My appetizer was warm foie gras with thin slices of lightly toasted baguette. Foie gras ("fwah grah"), which is goose liver, is not every one’s cup of tea, and it isn’t low calorie either. But if you’ve never tried it, don't pass up the chance to sample something you might quickly come to love. It's much cheaper in France than at home – and you're more likely to get the really good stuff, too. Some people have issues with how it is produced, since it involves force-feeding the geese. I don't have foie gras at home, where it isn't popular, because I don't want to encourage the industry. But when in France, I eat as the French do, and foie gras is very French.

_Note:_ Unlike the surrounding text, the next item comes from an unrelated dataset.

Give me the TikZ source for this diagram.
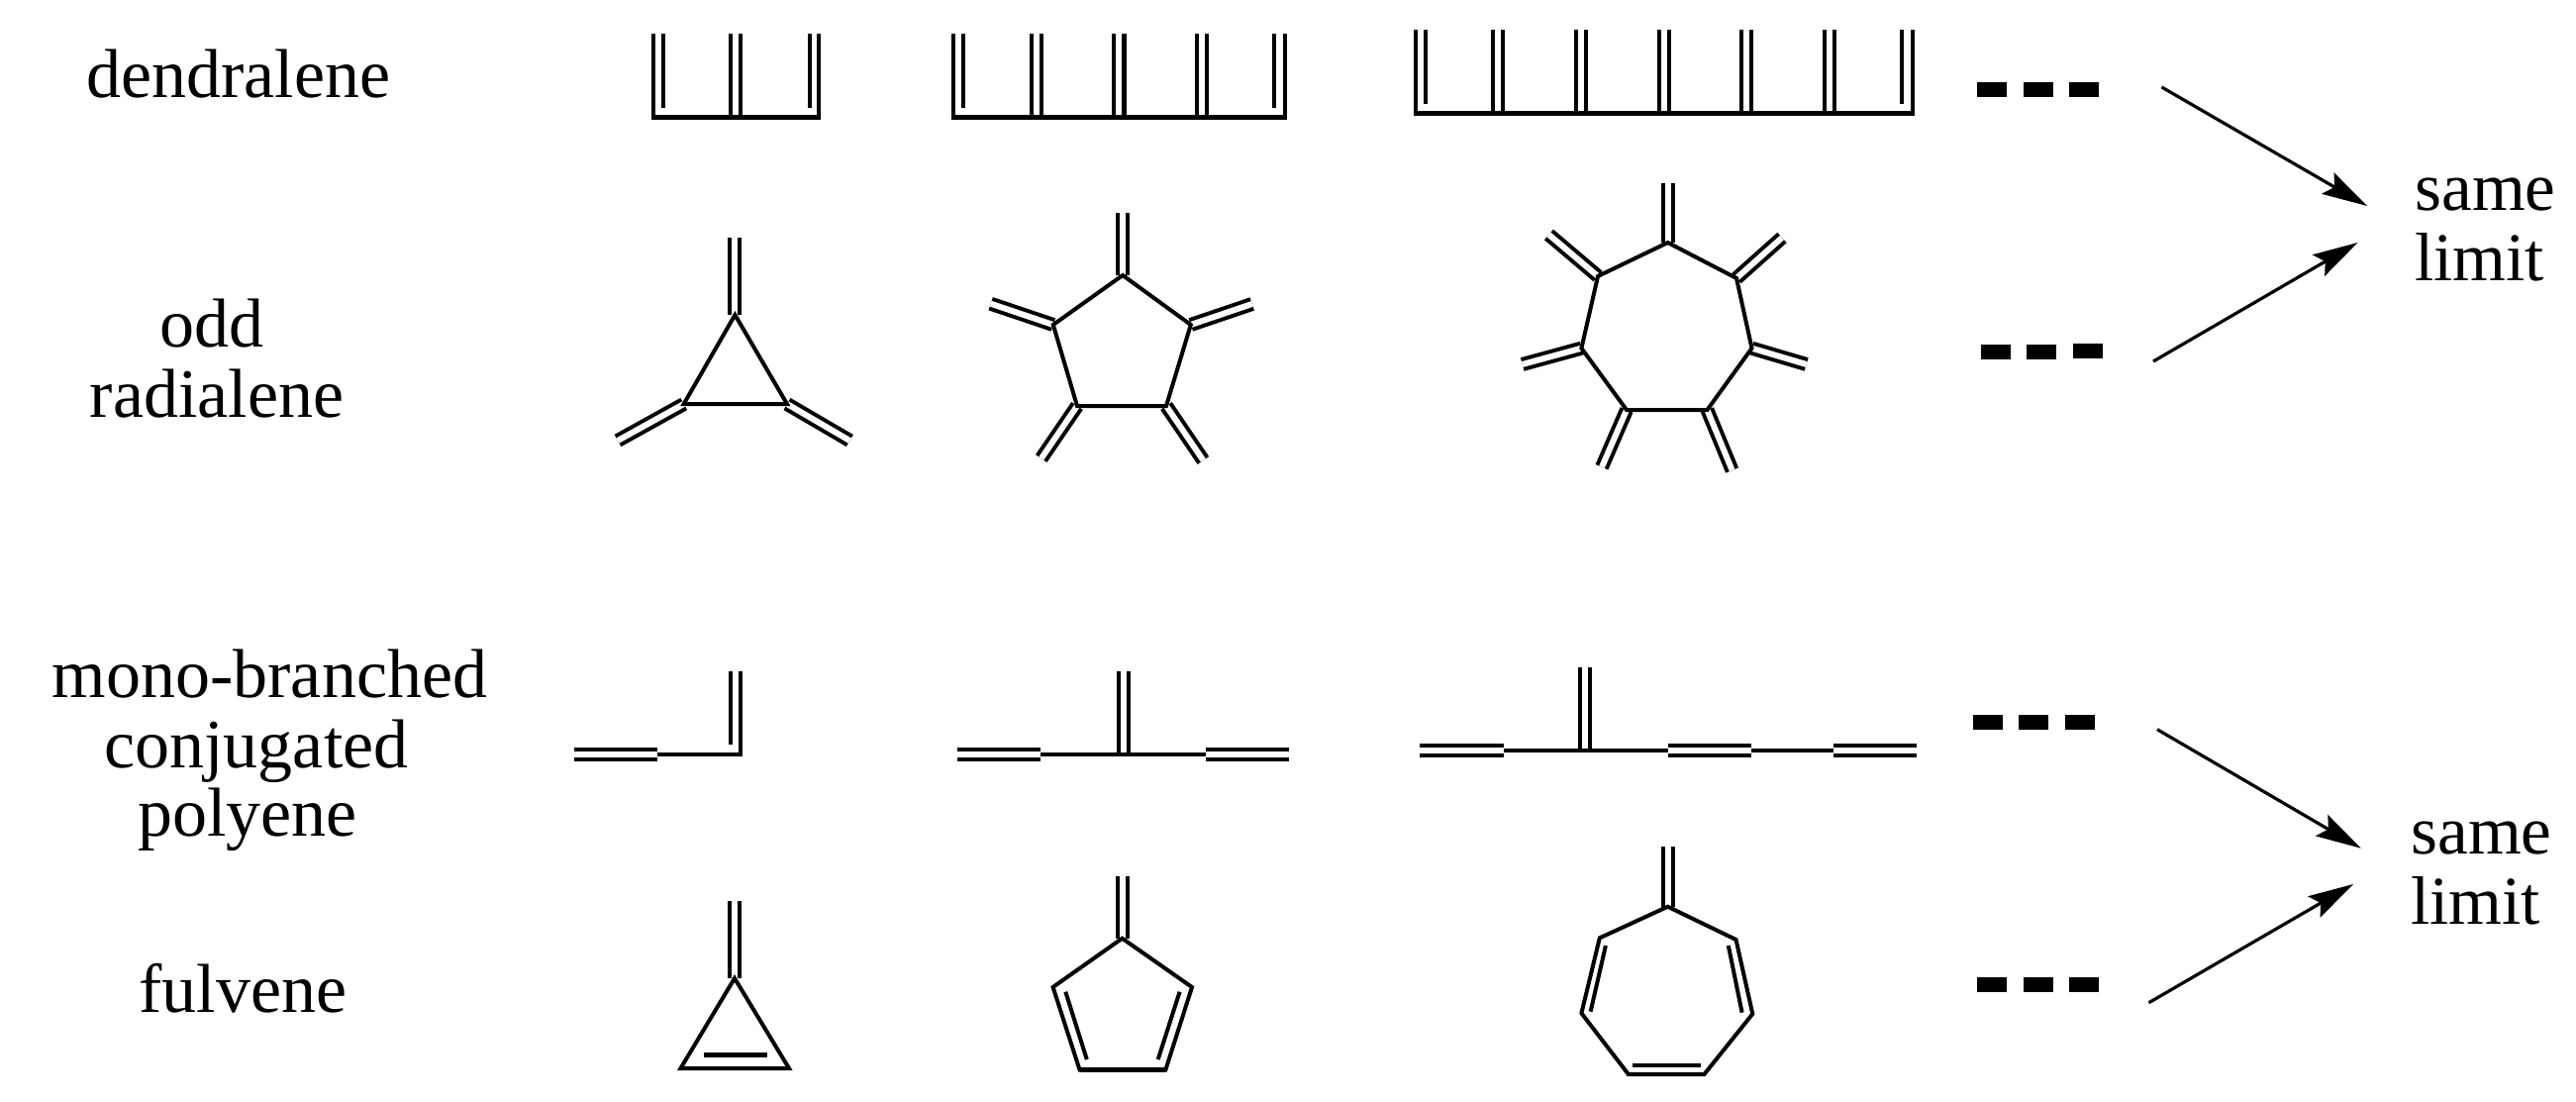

My entrée was duck breast served with lavender honey on the side. This unusual but delicious combination was a marriage made in heaven. Lavender honey provided sweetness with a strong floral aftertaste which gave an exotic tinge to the tender, juicy duck. But, as so often happens in France, the best thing on my plate was one of the side dishes accompanying the duck, a swooningly sumptuous ratatouille served in puff pastry. Ratatouille, a traditional dish of Provence, is a vegetable stew of tomatoes, zucchini, onions, eggplant, sweet pepper, and garlic. If properly prepared, the vegetables should be just barely tender, never mushy, and the flavors should meld. This version was absolutely perfect. I'd have ordered a plateful of the stuff if it was on offer.
For dessert I unimaginatively chose chocolate mousse. I have no excuses for my lack of adventure. Sometimes the chocolate urge conquers all!